Even before its official inception, espnW was, for some, a contentious concept, and maybe still is. It was for myself.

But maybe the harsh reactions were premature; maybe detractors shouldn’t have doubted the marketing efforts and research of the espnW team. The site has legitimate sports coverage–not the yoga and fashion some were perhaps expecting. Right now, it looks exactly as its intentions were proposed: a site to reach female sports fans. But the question all along has been, what does that mean?

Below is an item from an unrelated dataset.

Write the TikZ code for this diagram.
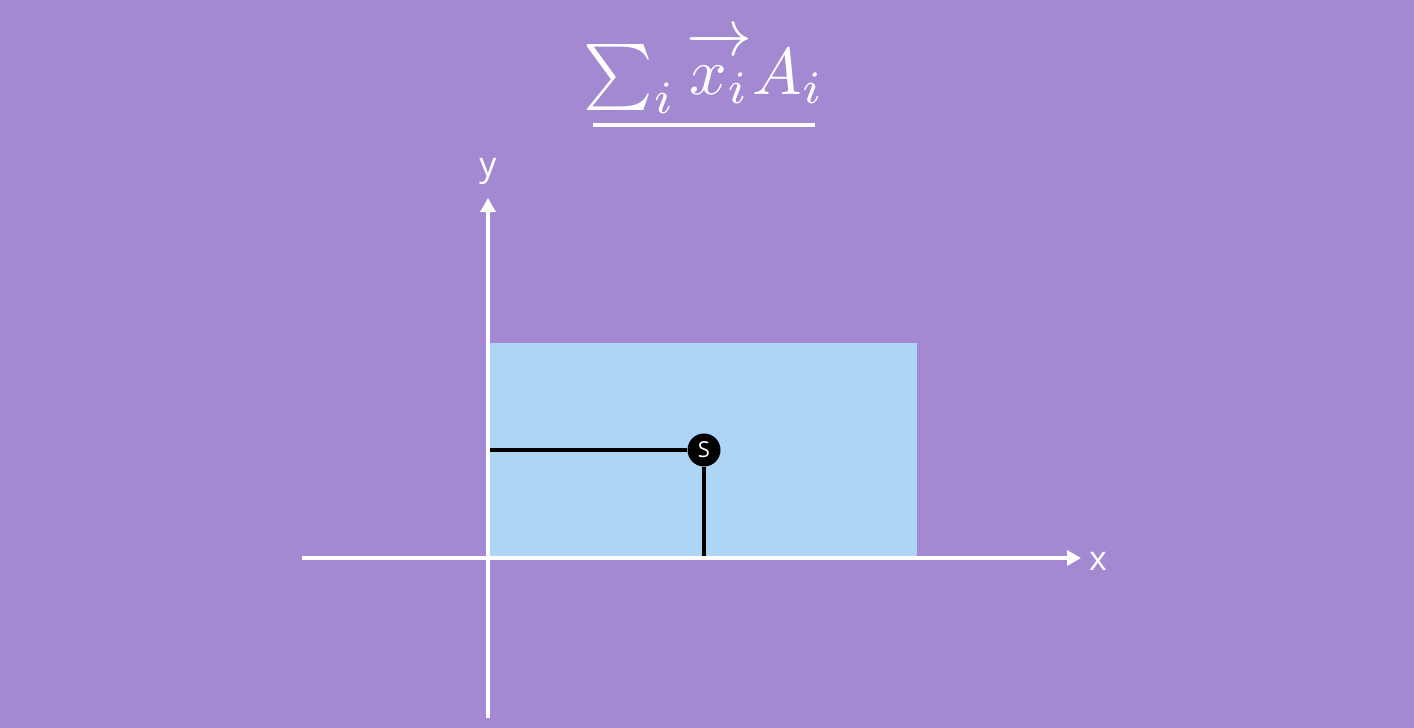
\documentclass[tikz,border=0pt]{standalone}
\usepackage{fontspec}
\setsansfont{Open Sans}
\usetikzlibrary{arrows.meta}
\definecolor{bg}{RGB}{162,137,210}
\definecolor{area}{RGB}{174,212,246}
\tikzset{
  axis/.style={draw=white, line width=1.6pt, -{Triangle[length=7pt,width=7.5pt]}},
  guide/.style={draw=black, line width=1.6pt},
  axlabel/.style={text=white, font=\sffamily\fontsize{17}{20}\selectfont, inner sep=0pt},
  point/.style={circle, fill=black, minimum size=16.5pt, inner sep=0pt, text=white, font=\sffamily\fontsize{11}{12}\selectfont}
}
\begin{document}
\begin{tikzpicture}[x=0.5pt, y=-0.5pt]
\fill[bg] (0,0) rectangle (1414,728);
\useasboundingbox (0,0) rectangle (1414,728);
% shaded area
\fill[area] (490,343) rectangle (917,556);
% guides
\coordinate (gy) at (490,450);
\coordinate (gx) at (704,556);
\node[point] (S) at (704,450) {S};
\draw[guide] (gy) -- (S.west);
\draw[guide] (S.south) -- (gx);
% axes
\coordinate (ybot) at (488,718);
\coordinate (ytop) at (488,198);
\coordinate (xleft) at (302,558);
\coordinate (xright) at (1081,558);
\draw[axis] (ybot) -- (ytop);
\draw[axis] (xleft) -- (xright);
\node[axlabel] (ylab) at (488,171) {y};
\node[axlabel] (xlab) at (1098,561) {x};
% formula
\node[text=white, inner sep=0pt, anchor=base, scale=3.3] (formula) at (704,94)
  {$\textstyle\sum_i \overrightarrow{x_i\vphantom{A}} A_i$};
\coordinate (ul) at (593,125);
\coordinate (ur) at (815,125);
\draw[white, line width=2pt] (ul) -- (ur);
\end{tikzpicture}
\end{document}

I can’t seem to find where I fit in. There is a wide-range of articles about the NCAA women’s soccer final, BCS opinion, the death of Ron Santo, attending the Winter Meetings, along with thoughts about the direction of the WNBA post-Orender and mainstream professional male sports stories. But I can find stories about women’s sports and mainstream sports elsewhere–so why espnW? Is espnW not for me, as I originally suspected, as a sports journalist who thinks and absorbs sports on a different level than a casual fan?

Is the market narrow enough as the blog stands now? That’s quite a range of topics.

Is espnW espnW because it comes from a female perspective? Well, maybe, but there are many women sports writers. Is espnW espnW because it is written to a female audience? I would guess that that is the difference from espn.com (which espnW links to frequently) and other sports outlets. Perhaps the female-audience-factor is at work in the site’s content and that is the fundamental difference between espnW and other women’s sports coverage. There has not been enough time or content to see if there are differences in the direction and style of sports writing.

But how does it define a female sports audience? When the concept first arose, the words “holistic” and “pedicures” were involved–glad to see that has not been evident on the launch of the site. But if it’s not just about women’s sports and if it’s not just about women writers, then it must be about the way espnW figures the female sports fan tends to ingest sports.

So, what, then, even is the female sports fan? That is espnW’s mission. I’m not sure it is me, unless being a female sports fan refers to enjoying and following women’s sports, which I do. Or is a female sports fan someone who wears a Tony Romo jersey and watches football on Sunday with friends? Is the female sports fan someone who follows fashion in exercise attire and participates in pilates and gets pedicures?

Does espnW even know yet?

So far, the writers and content seem promising; but it is too soon to tell about how espnW will choose to reach and address the now-infamous female sports fan. From the beginning, I have proposed a strong emphasis on women’s sports; but they may have other ideas that will develop in time, as well.